Every line below is to be copied exactly, with the pictures left out.

**GIVEN DATA**
>> START

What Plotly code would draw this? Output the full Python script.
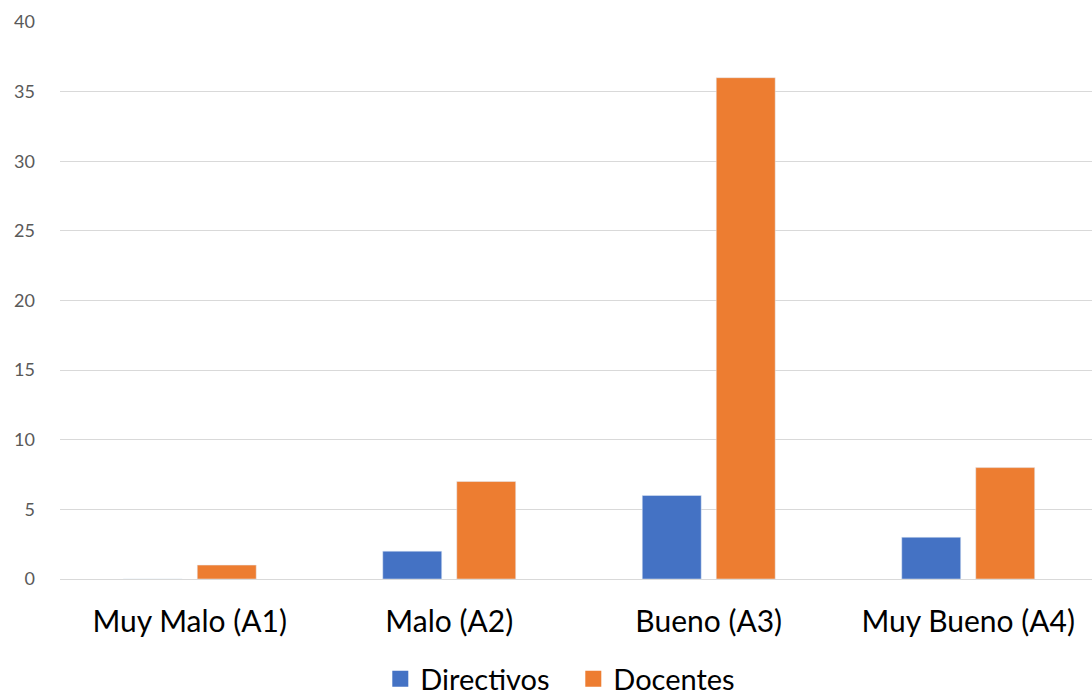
import plotly.graph_objects as go

categories = ["Muy Malo (A1)", "Malo (A2)", "Bueno (A3)", "Muy Bueno (A4)"]
directivos = [0, 2, 6, 3]
docentes = [1, 7, 36, 8]
y_ticks = [0, 5, 10, 15, 20, 25, 30, 35, 40]

FONT = "Lato, Open Sans, sans-serif"
C_DIR = "#4472C4"
C_DOC = "#ED7D31"

fig = go.Figure()
fig.add_trace(go.Bar(name="Directivos", x=categories, y=directivos, marker_color=C_DIR, showlegend=False))
fig.add_trace(go.Bar(name="Docentes", x=categories, y=docentes, marker_color=C_DOC, showlegend=False))
# legend entries (square swatches)
fig.add_trace(go.Scatter(name="Directivos", x=[None], y=[None], mode="markers",
                         marker=dict(symbol="square", size=18, color=C_DIR)))
fig.add_trace(go.Scatter(name="Docentes", x=[None], y=[None], mode="markers",
                         marker=dict(symbol="square", size=18, color=C_DOC)))

fig.update_layout(
    width=1092, height=695,
    margin=dict(l=60, r=0, t=22, b=116, autoexpand=False),
    paper_bgcolor="white", plot_bgcolor="white",
    barmode="group", bargap=0.4297, bargroupgap=0.203,
    font=dict(family=FONT),
    showlegend=True,
    legend=dict(orientation="h", xref="container", yref="container",
                x=0.525, xanchor="center", y=0.023, yanchor="middle",
                font=dict(size=29, color="#000000", family=FONT),
                traceorder="normal", itemsizing="trace", itemwidth=30,
                entrywidth=148, entrywidthmode="pixels"),
)
fig.update_yaxes(range=[0, 40], tickvals=y_ticks, showgrid=True, gridcolor="#D9D9D9", gridwidth=1,
                 zeroline=True, zerolinecolor="#D9D9D9", zerolinewidth=1,
                 tickfont=dict(size=18, color="#595959", family=FONT), ticklabelstandoff=24,
                 showline=False, fixedrange=True, automargin=False)
fig.update_xaxes(range=[-0.5, 3.477], tickfont=dict(size=30, color="#000000", family=FONT),
                 ticklabelstandoff=22, showline=False, showgrid=False, automargin=False)

fig.write_html("out.html", config={"displayModeBar": False},
               post_script="document.body.style.margin='0';document.body.style.overflow='hidden';")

>> END

**ANSWER IN FULL**
What Plotly code would draw this? Output the full Python script.
import plotly.graph_objects as go

categories = ["Muy Malo (A1)", "Malo (A2)", "Bueno (A3)", "Muy Bueno (A4)"]
directivos = [0, 2, 6, 3]
docentes = [1, 7, 36, 8]
y_ticks = [0, 5, 10, 15, 20, 25, 30, 35, 40]

FONT = "Lato, Open Sans, sans-serif"
C_DIR = "#4472C4"
C_DOC = "#ED7D31"

fig = go.Figure()
fig.add_trace(go.Bar(name="Directivos", x=categories, y=directivos, marker_color=C_DIR, showlegend=False))
fig.add_trace(go.Bar(name="Docentes", x=categories, y=docentes, marker_color=C_DOC, showlegend=False))
# legend entries (square swatches)
fig.add_trace(go.Scatter(name="Directivos", x=[None], y=[None], mode="markers",
                         marker=dict(symbol="square", size=18, color=C_DIR)))
fig.add_trace(go.Scatter(name="Docentes", x=[None], y=[None], mode="markers",
                         marker=dict(symbol="square", size=18, color=C_DOC)))

fig.update_layout(
    width=1092, height=695,
    margin=dict(l=60, r=0, t=22, b=116, autoexpand=False),
    paper_bgcolor="white", plot_bgcolor="white",
    barmode="group", bargap=0.4297, bargroupgap=0.203,
    font=dict(family=FONT),
    showlegend=True,
    legend=dict(orientation="h", xref="container", yref="container",
                x=0.525, xanchor="center", y=0.023, yanchor="middle",
                font=dict(size=29, color="#000000", family=FONT),
                traceorder="normal", itemsizing="trace", itemwidth=30,
                entrywidth=148, entrywidthmode="pixels"),
)
fig.update_yaxes(range=[0, 40], tickvals=y_ticks, showgrid=True, gridcolor="#D9D9D9", gridwidth=1,
                 zeroline=True, zerolinecolor="#D9D9D9", zerolinewidth=1,
                 tickfont=dict(size=18, color="#595959", family=FONT), ticklabelstandoff=24,
                 showline=False, fixedrange=True, automargin=False)
fig.update_xaxes(range=[-0.5, 3.477], tickfont=dict(size=30, color="#000000", family=FONT),
                 ticklabelstandoff=22, showline=False, showgrid=False, automargin=False)

fig.write_html("out.html", config={"displayModeBar": False},
               post_script="document.body.style.margin='0';document.body.style.overflow='hidden';")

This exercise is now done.